The brawling is all anyone remembers from this game, but that is not why the Canadiens lost. Gomez and his wingers Kostitsyn and Lars Eller were a minus-4 in two periods of work, with Gomez playing a leading role in allowing four of the Bruins first five goals. With a healthy 5-3 lead more than halfway through the second, the fireworks began and the Bruins let out all the pent up frustration that had built over losing eight of the previous nine meetings with Montreal.

March 8, 2011: Bell Centre, 4-1 win

This was the most highly-anticipated game of the season, but again, things did not get ugly until the game was out of reach. With Montreal leading 4-0 late in the second period, well, do I really need to get into what happened? The only thing worth adding is the behaviour of Milan Lucic with fewer than three minutes left, chasing after Pouliot to settle a score from the last game where Krejci got knocked out in a fair fight, the only real one the Canadiens won all night.

So, based on that kind of history, which is the team that should most logically feel intimidated?

It's the Bruins, and not only because they've lost nine of 11 games to the Canadiens over the past two season, but because the apparent reason for that lack of success appears to be out of their control.

I was curious as to why this happens to Boston, a very good team on paper who over the past two seasons has collected points at a .608 clip against the rest of the league, but only .318 against Montreal.

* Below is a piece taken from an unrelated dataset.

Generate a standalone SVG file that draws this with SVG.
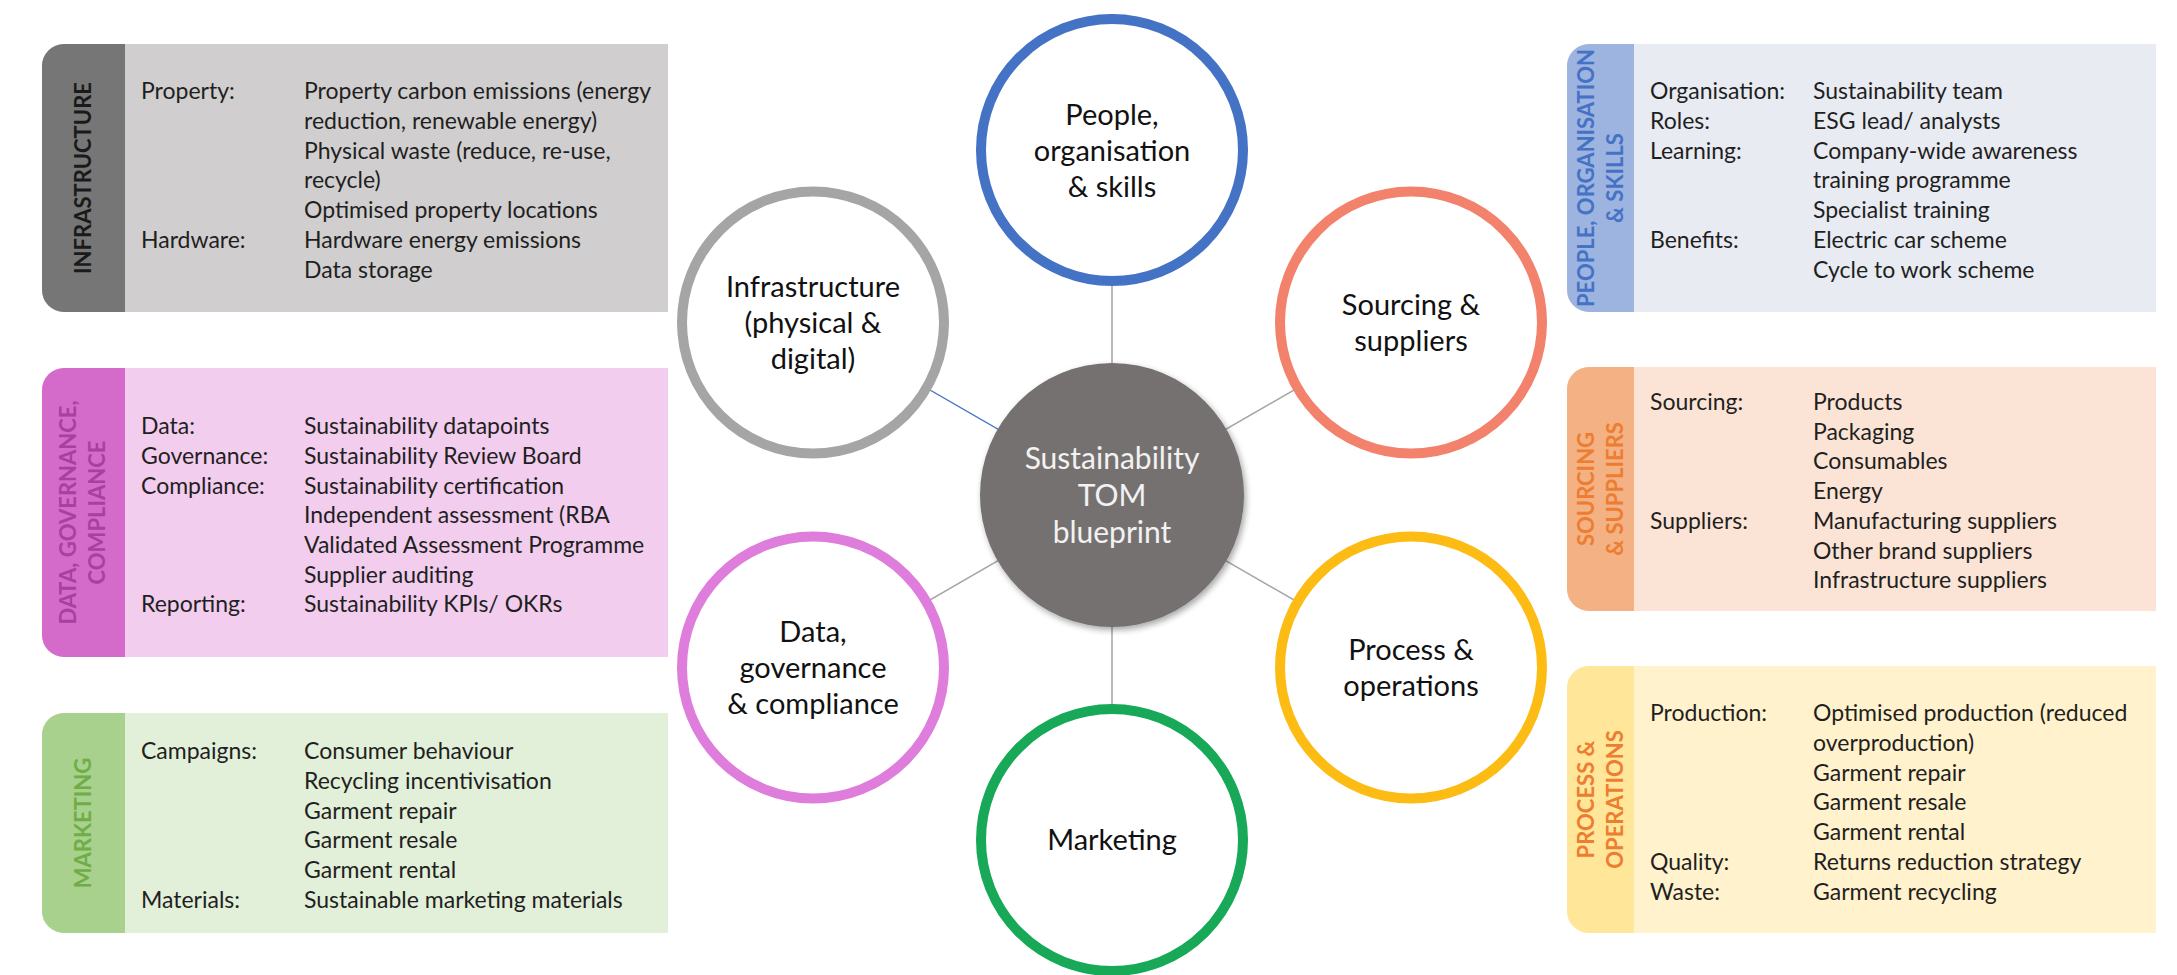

I decided to check how their core players have performed against the Canadiens over the past two seasons, and while some players clearly underperform, it's not enough to explain such a disparity in wins and losses.

Patrice Bergeron

Vs. Canadiens, 2009-11 – 10 GP, 3 G, 6 A, 9 pts, +7, 0.9 points per game

Vs. rest of league, 2009-11 – 134 GP, 38 G, 58 A, 96 pts, +17 0.72 points per game

Zdeno Chara

Vs. Canadiens – 11 GP, 1 G, 4 A, 5 pts, +1, 0.45 ppg

Vs. rest of league – 143 GP, 19 G, 59 A, 78 pts, +43, 0.55 ppg

David Krejci

Vs. Canadiens – 9 GP, 0 G, 6 A, 6 pts, +2, 0.67 ppg

Vs. rest of league – 135 GP, 29 G, 73 A, 102 pts, +29, 0.76 ppg

Milan Lucic

Vs. Canadiens – 9 GP, 5 G, 2 A, 7 pts, +6, 0.78 ppg

Vs. rest of league – 110 GP, 34 G, 34 A, 68 pts, +13, 0.62 ppg

Mark Recchi

Vs. Canadiens – 11 GP, 1 G, 3 A, 4 pts, +3, 0.36 ppg

Vs. rest of league – 142 GP, 30 G, 54 A, 84 pts, +15, 0.59 ppg

Michael Ryder

Vs. Canadiens – 11 GP, 2 G, 2 A, 4 pts, -1, 0.36 ppg

Vs. rest of league – 142 GP, 33 G, 34 A, 67 pts, -1, 0.47 ppg

Where the real dip occurs is between the pipes, and specifically Boston's Vezina Trophy frontrunner.

Tim Thomas

Vs. Canadiens – 1-2-2, 3.99 GAA, .885 SP

Vs. rest of League – 46-26-14, 2.19 GAA, .930 SP

Tuukka Rask

Vs. Canadiens – 1-4-1, 2.51 GAA, .917 SP

Vs. rest of league – 31-20-6, 2.22 GAA .926 SP

But even this drop in the performance of the goaltenders can't fully explain how Montreal has managed to have Boston's number to such a dominant degree over the past two years. All that is clear based on recent history is that whatever the Canadiens are doing appears to be working.

Which means even if the Canadiens lose this game against the Bruins, the ones who should be intimidated in any future playoff match-up are the ones wearing black and gold.